One huge cultural difference between Americans and Kenyans is how we view time. A popular Kenyan saying is: “Americans have watches and Kenyans have time.”
In communications terminology (remember that was my degree), America is monochronic and Kenya is polychronic. Monochronic cultures emphasize orderly and efficient schedules—promptness is priority. Time is a commodity in America. Polychronic cultures focus on relationships over timely tasks. They do multiple things at once (like answer a phone call during an important business meeting)—and being on time is less of a priority.
When in Kenya, the American’s hectic and linear view of time must fade. It kind of feels like you stepped out of a rushing river’s current into still water. Flexibility and the appreciation for relational interaction must take the forefront. If a valuable conversation makes us (or somebody else) an hour late to a meeting, this is polychronic culture—and it’s Kenyan culture.
One aspect of Kenyan culture that is both polychronic and British is the routine of taking tea.

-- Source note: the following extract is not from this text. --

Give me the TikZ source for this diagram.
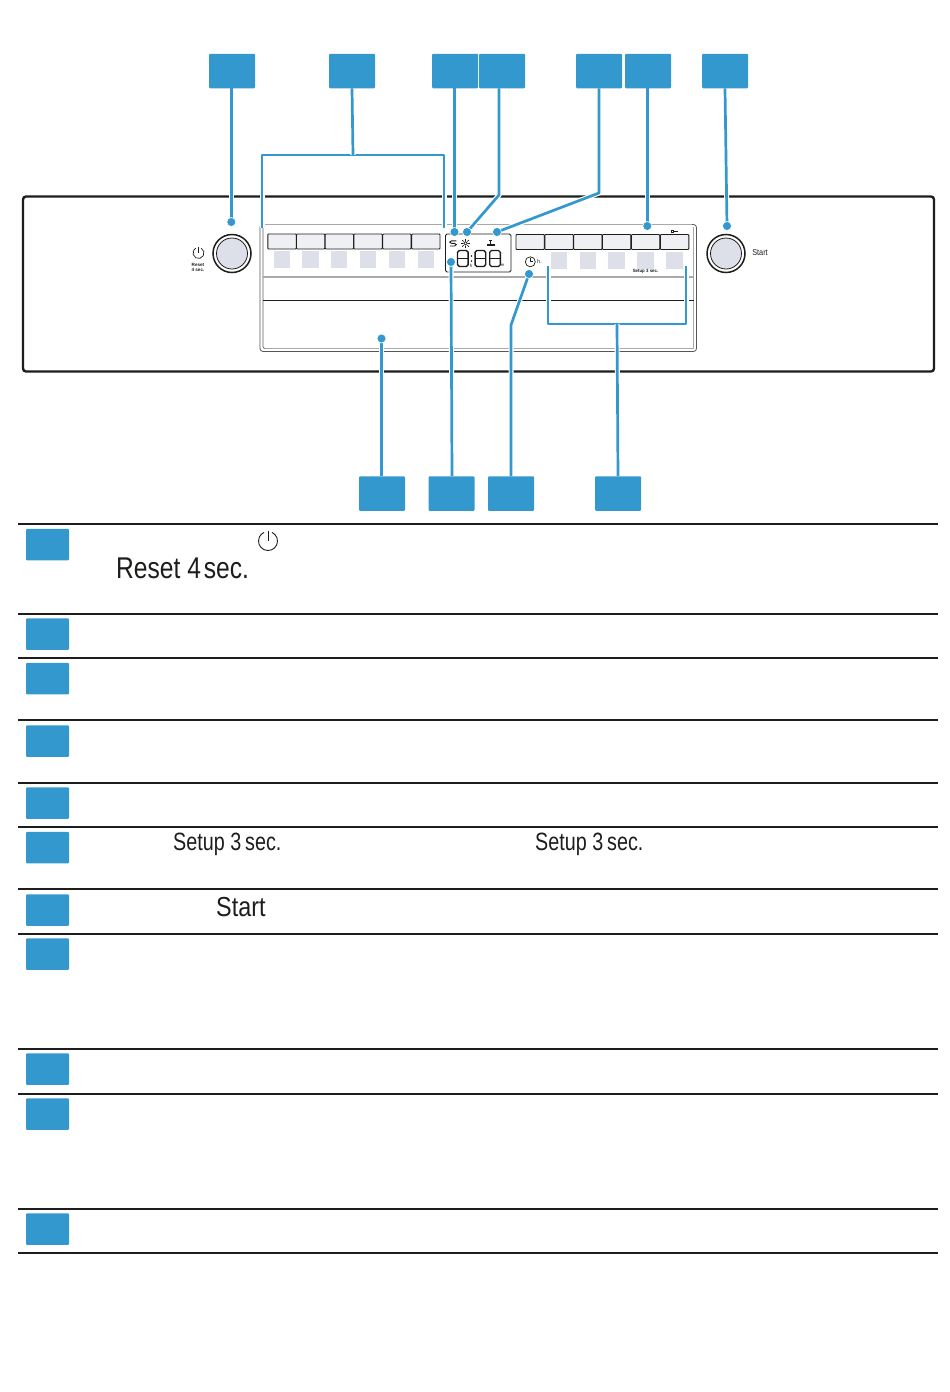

An American can find it easy to view tea time as a distraction from the task at hand. (If you’re halfway through teaching a class and you have to pause to sit down and have tea, this is the American’s nightmare.) But when you sit back and allow the polychronic culture to guide your time in Kenya, the value of this hour spent two or three times a day becomes crystal clear.
Close relationships are formed and strengthened. You gain things from teatime conversations that you never knew before. And the rushed, hectic focus of the American on a mission can often be cooled back down to a gentle peace instead, allowing the Lord to guide your time overseas.